Her fırsatta çok önemli olduğunun vurgusu yapılan, hayat-memat meselesi haline gelen seçimler öncesi Erdoğan’ın muhtemel adımları ve muhalefetin davranışlarına ilişkin bazı tahminlerim var, ancak bu yazımıza sığmayacak bir konu olduğu için daha sonra bu konuya değinmeyi düşünüyorum.

Seçim sonuçlarının (eğer seçim yapılırsa) sandığa yansımasında en önemli pay şüphesiz şimdiki adlandırmayla Z Kuşağı denilen genç nesle ait olacaktır.
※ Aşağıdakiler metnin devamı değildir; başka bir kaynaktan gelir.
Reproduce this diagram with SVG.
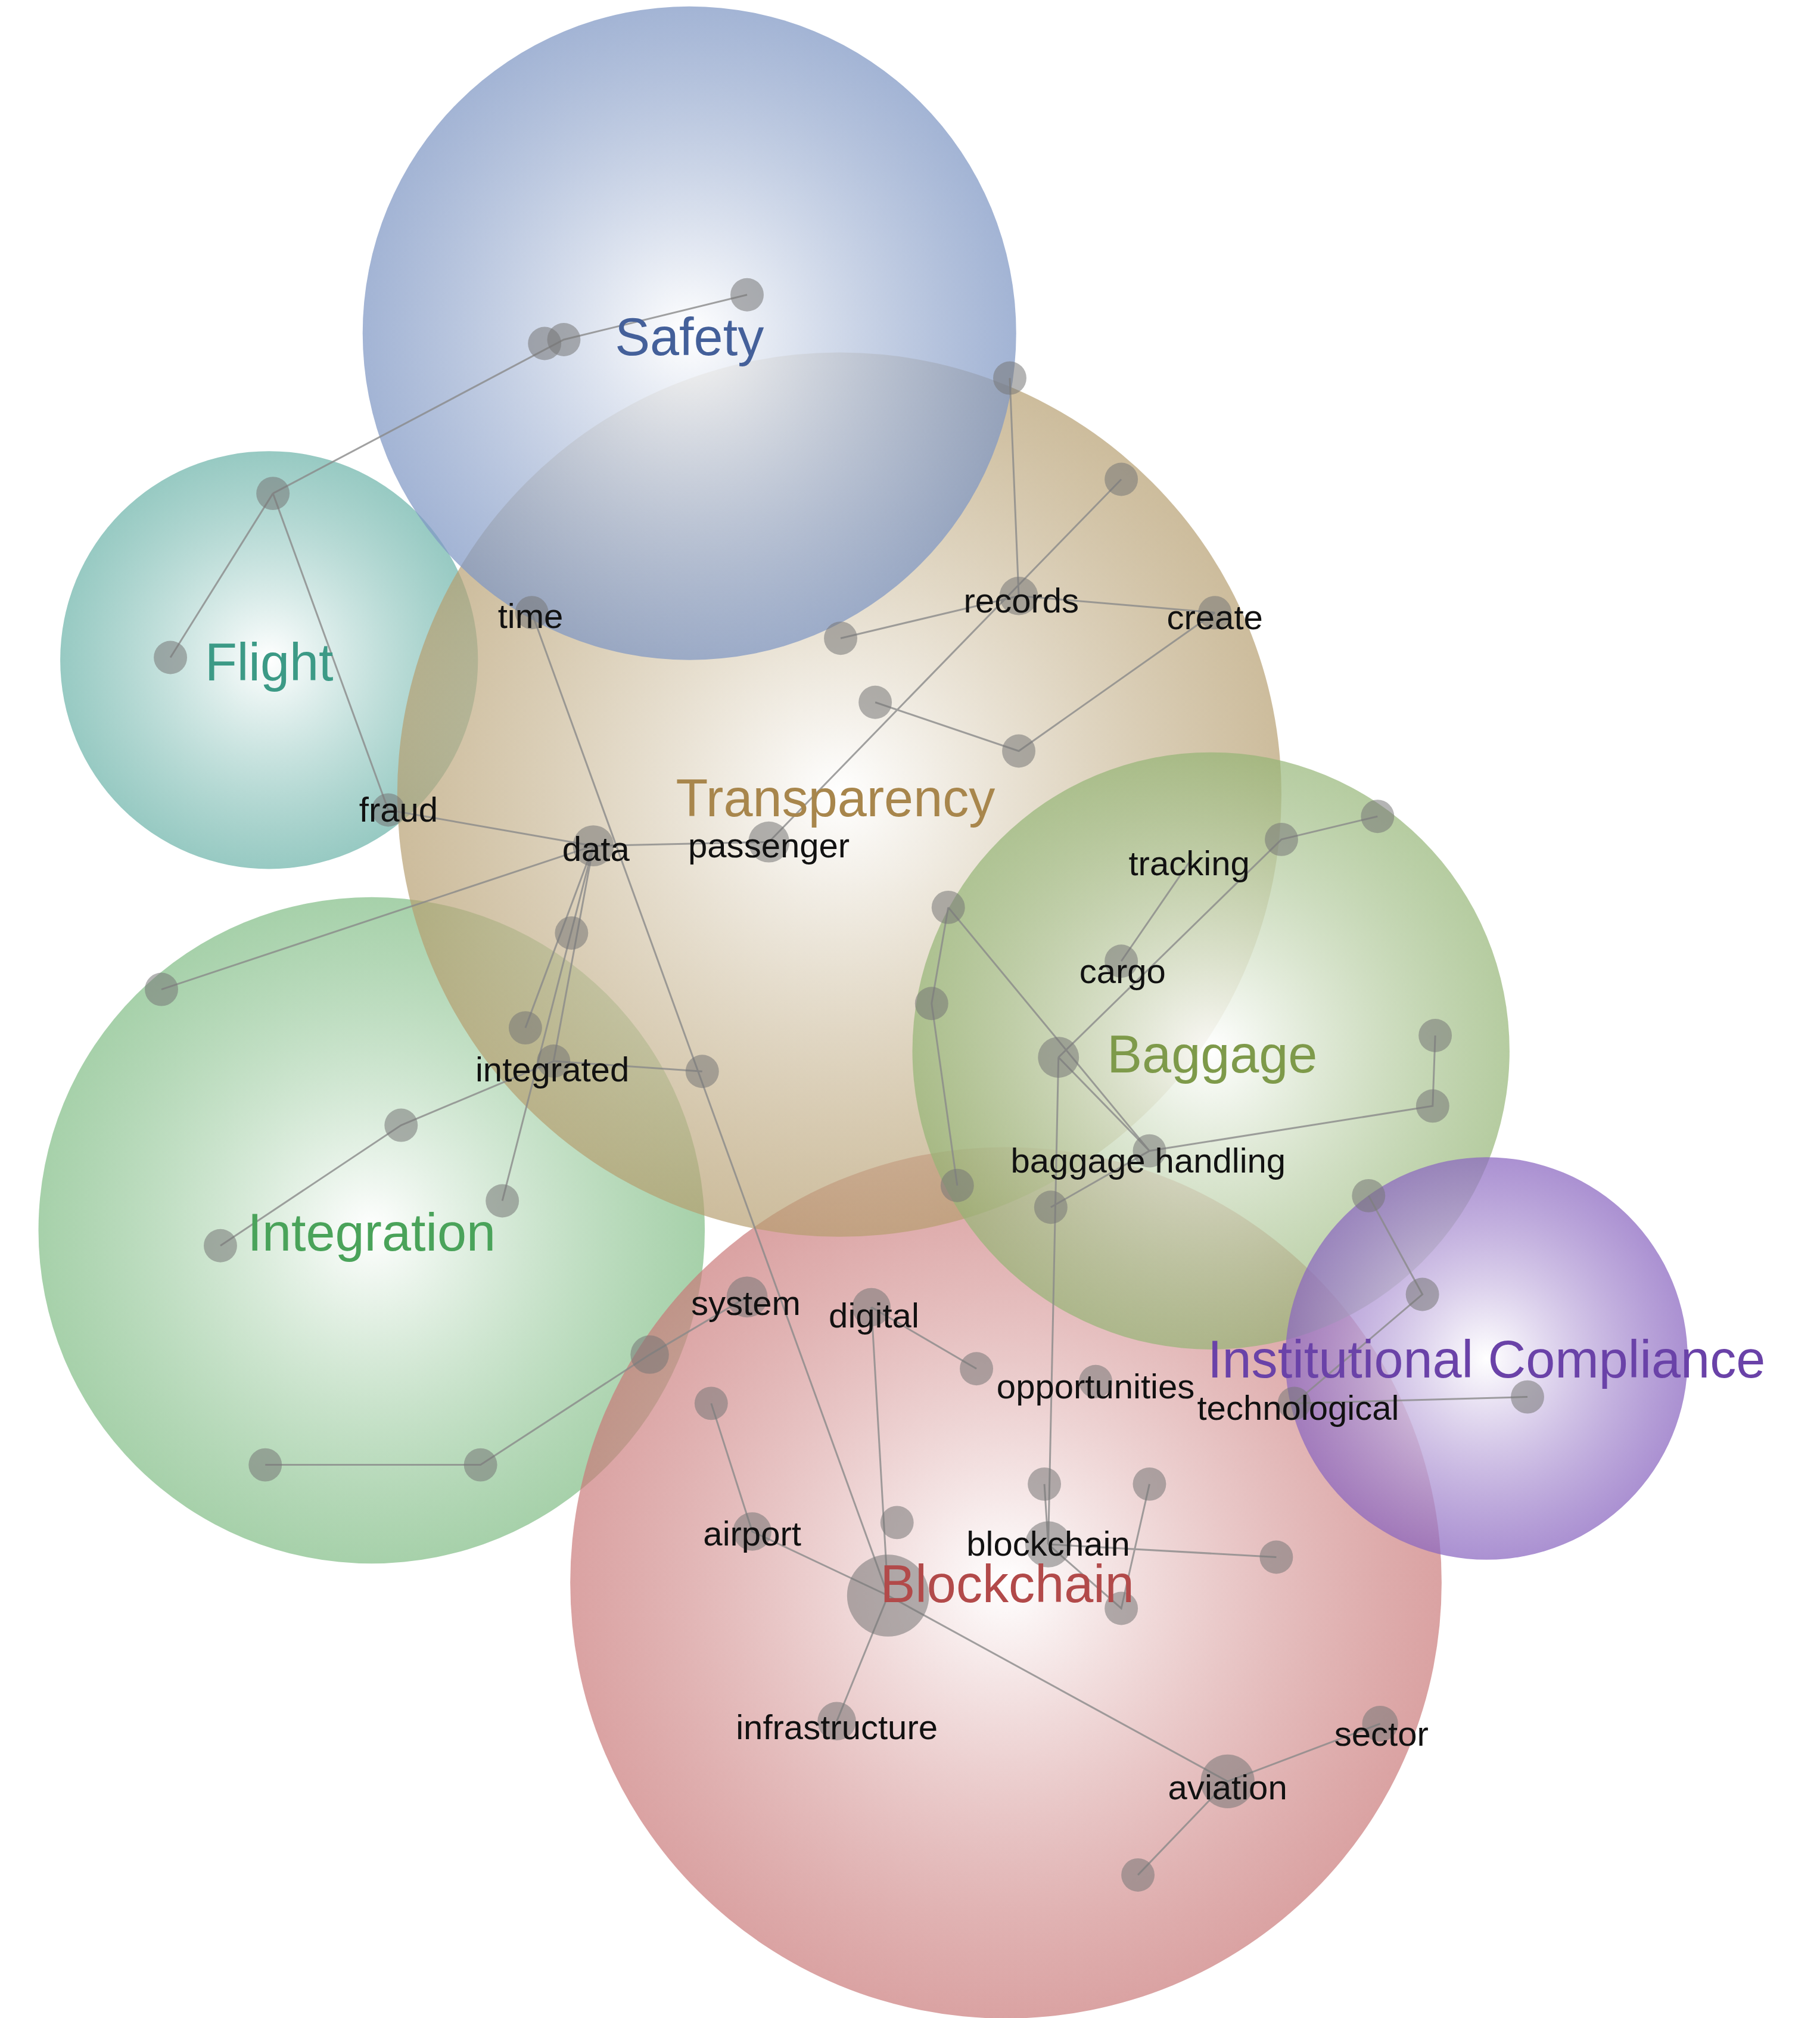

Erdoğan’ın yakın çevresinde olmasa da çevresindeki kişilerin çocukları ve torunları arasında da bu kuşaktan gençler var. İktidar yakın çevresinden bekliyor mudur bilemem ama güvenilir çevrenin Z Kuşağı bile beklenmedik bir sürpriz yapabilir. 

Sonsöz

Saddam Hüseyin mahkeme heyeti ile tartışmasından sonra salondan çıkarılma cezası almıştı. Çıkmadan önce onu dışarı gönderen mahkeme başkanına şu sözlerle sitem etmişti:

– Senin babanı ben Emniyet Müdürü yaptım. Sırt bölgesinde bir yara çıkmıştı ve onu ben ameliyat ettirdim.